> **Required work**
Pictures excluded, return the lines below from the first through the line holding "var RED = '#ff1a1a';".

______________________________

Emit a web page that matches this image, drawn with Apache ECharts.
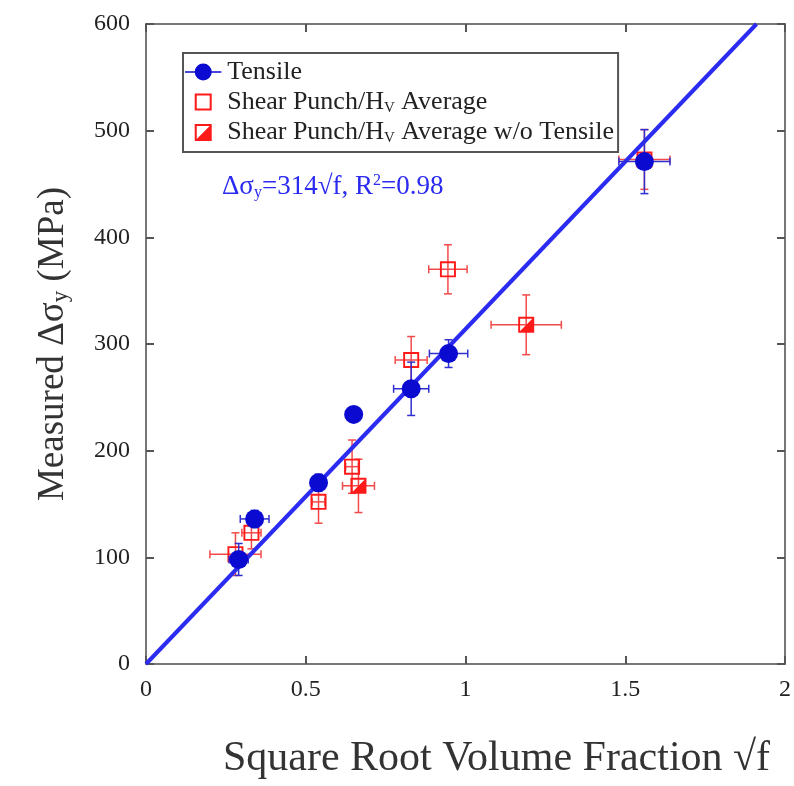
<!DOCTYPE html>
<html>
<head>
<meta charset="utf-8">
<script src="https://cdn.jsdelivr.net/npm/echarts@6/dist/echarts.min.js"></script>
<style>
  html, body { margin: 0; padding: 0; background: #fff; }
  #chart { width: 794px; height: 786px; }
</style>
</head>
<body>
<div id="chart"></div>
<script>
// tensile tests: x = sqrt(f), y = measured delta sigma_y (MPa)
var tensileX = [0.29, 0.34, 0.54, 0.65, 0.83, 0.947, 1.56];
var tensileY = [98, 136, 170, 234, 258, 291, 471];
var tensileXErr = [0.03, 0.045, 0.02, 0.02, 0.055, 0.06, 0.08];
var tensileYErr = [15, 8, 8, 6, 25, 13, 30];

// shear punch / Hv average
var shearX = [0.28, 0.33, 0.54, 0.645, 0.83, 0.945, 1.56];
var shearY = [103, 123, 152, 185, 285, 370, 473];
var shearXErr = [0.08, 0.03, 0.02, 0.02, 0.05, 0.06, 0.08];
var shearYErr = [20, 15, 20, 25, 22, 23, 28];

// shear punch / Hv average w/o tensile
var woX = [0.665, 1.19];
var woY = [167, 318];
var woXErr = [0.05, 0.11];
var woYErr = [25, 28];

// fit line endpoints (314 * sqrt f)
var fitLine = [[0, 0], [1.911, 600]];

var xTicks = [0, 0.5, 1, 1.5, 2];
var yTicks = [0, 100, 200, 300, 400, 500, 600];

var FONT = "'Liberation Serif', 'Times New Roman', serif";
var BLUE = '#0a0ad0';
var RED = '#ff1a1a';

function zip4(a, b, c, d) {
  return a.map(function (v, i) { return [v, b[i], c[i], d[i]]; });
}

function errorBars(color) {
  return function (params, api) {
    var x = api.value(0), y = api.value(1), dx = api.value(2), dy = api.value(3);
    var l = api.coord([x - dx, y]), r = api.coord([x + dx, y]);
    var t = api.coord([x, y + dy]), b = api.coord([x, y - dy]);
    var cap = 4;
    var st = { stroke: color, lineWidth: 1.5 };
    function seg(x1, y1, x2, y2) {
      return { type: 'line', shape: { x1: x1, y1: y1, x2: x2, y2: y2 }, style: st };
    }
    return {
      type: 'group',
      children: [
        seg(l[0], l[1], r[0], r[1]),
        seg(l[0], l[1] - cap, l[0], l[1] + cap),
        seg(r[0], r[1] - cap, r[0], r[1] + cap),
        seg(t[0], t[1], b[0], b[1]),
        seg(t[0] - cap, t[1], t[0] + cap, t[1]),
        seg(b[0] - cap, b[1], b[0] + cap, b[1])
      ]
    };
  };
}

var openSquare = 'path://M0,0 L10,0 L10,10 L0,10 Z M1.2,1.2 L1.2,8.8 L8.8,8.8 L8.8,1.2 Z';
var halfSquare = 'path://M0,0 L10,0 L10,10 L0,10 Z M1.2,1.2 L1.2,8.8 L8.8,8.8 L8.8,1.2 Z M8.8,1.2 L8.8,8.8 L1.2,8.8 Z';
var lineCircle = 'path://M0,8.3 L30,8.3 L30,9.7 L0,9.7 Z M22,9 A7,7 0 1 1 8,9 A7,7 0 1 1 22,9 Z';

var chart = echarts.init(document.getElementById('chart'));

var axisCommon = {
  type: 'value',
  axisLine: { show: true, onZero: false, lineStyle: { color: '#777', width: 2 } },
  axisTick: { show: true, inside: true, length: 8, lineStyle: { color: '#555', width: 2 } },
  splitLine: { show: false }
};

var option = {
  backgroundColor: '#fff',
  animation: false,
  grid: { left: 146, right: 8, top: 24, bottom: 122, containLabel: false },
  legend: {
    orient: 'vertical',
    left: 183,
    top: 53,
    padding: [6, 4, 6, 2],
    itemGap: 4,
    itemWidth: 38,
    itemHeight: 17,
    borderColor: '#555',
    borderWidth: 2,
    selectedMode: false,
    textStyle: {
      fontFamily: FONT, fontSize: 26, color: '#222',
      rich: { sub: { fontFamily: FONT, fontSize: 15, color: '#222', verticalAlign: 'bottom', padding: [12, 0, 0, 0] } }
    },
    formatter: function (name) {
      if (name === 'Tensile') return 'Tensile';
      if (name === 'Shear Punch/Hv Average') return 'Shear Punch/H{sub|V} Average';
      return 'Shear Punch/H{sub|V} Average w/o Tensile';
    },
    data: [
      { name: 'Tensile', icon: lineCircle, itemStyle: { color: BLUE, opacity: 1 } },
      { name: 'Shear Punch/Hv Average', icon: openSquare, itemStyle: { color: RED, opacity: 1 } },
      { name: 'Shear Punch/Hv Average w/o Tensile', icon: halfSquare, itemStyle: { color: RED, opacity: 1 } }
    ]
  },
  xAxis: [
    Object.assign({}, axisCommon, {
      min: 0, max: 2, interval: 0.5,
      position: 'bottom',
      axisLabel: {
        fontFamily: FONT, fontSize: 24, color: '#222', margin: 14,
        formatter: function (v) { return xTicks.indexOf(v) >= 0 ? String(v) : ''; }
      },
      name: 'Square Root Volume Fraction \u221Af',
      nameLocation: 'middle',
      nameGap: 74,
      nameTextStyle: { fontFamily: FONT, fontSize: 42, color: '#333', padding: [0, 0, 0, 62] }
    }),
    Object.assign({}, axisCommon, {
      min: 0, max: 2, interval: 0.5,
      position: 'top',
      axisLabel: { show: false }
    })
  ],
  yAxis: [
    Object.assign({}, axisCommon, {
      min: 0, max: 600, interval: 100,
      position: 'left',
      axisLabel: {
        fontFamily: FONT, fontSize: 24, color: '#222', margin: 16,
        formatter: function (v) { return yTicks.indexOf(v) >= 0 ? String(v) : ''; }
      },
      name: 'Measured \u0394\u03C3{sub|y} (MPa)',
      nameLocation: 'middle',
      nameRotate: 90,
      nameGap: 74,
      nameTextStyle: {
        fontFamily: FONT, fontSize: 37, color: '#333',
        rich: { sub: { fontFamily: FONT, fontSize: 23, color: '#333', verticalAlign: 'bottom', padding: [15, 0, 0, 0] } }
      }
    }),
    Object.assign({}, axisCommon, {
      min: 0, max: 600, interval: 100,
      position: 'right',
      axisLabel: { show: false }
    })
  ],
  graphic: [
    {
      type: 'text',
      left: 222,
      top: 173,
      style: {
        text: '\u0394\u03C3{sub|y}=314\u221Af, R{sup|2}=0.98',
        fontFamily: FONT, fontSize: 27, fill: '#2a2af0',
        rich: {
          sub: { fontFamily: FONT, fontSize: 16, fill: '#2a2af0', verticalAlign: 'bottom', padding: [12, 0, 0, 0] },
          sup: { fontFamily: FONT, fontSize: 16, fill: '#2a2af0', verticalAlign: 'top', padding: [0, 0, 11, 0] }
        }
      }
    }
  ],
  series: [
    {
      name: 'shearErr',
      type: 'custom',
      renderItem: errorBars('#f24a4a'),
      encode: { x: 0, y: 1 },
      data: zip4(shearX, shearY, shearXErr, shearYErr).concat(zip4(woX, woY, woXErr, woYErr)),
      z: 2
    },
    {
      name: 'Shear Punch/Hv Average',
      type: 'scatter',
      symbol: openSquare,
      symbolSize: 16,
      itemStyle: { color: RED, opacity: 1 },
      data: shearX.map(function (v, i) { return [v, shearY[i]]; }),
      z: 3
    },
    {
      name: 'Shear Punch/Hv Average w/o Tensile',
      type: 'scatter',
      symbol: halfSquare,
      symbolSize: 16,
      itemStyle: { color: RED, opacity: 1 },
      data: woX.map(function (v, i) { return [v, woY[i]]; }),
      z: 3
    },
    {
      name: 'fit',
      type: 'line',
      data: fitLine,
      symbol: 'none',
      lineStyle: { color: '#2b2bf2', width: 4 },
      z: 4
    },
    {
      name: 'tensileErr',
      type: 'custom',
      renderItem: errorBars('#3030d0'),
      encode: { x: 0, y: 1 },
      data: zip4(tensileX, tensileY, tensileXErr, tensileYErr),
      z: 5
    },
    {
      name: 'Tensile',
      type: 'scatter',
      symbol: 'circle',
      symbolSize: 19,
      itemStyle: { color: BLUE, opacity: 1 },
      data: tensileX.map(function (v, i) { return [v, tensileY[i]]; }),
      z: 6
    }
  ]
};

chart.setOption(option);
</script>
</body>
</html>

______________________________

> **Finished answer**
Emit a web page that matches this image, drawn with Apache ECharts.
<!DOCTYPE html>
<html>
<head>
<meta charset="utf-8">
<script src="https://cdn.jsdelivr.net/npm/echarts@6/dist/echarts.min.js"></script>
<style>
  html, body { margin: 0; padding: 0; background: #fff; }
  #chart { width: 794px; height: 786px; }
</style>
</head>
<body>
<div id="chart"></div>
<script>
// tensile tests: x = sqrt(f), y = measured delta sigma_y (MPa)
var tensileX = [0.29, 0.34, 0.54, 0.65, 0.83, 0.947, 1.56];
var tensileY = [98, 136, 170, 234, 258, 291, 471];
var tensileXErr = [0.03, 0.045, 0.02, 0.02, 0.055, 0.06, 0.08];
var tensileYErr = [15, 8, 8, 6, 25, 13, 30];

// shear punch / Hv average
var shearX = [0.28, 0.33, 0.54, 0.645, 0.83, 0.945, 1.56];
var shearY = [103, 123, 152, 185, 285, 370, 473];
var shearXErr = [0.08, 0.03, 0.02, 0.02, 0.05, 0.06, 0.08];
var shearYErr = [20, 15, 20, 25, 22, 23, 28];

// shear punch / Hv average w/o tensile
var woX = [0.665, 1.19];
var woY = [167, 318];
var woXErr = [0.05, 0.11];
var woYErr = [25, 28];

// fit line endpoints (314 * sqrt f)
var fitLine = [[0, 0], [1.911, 600]];

var xTicks = [0, 0.5, 1, 1.5, 2];
var yTicks = [0, 100, 200, 300, 400, 500, 600];

var FONT = "'Liberation Serif', 'Times New Roman', serif";
var BLUE = '#0a0ad0';
var RED = '#ff1a1a';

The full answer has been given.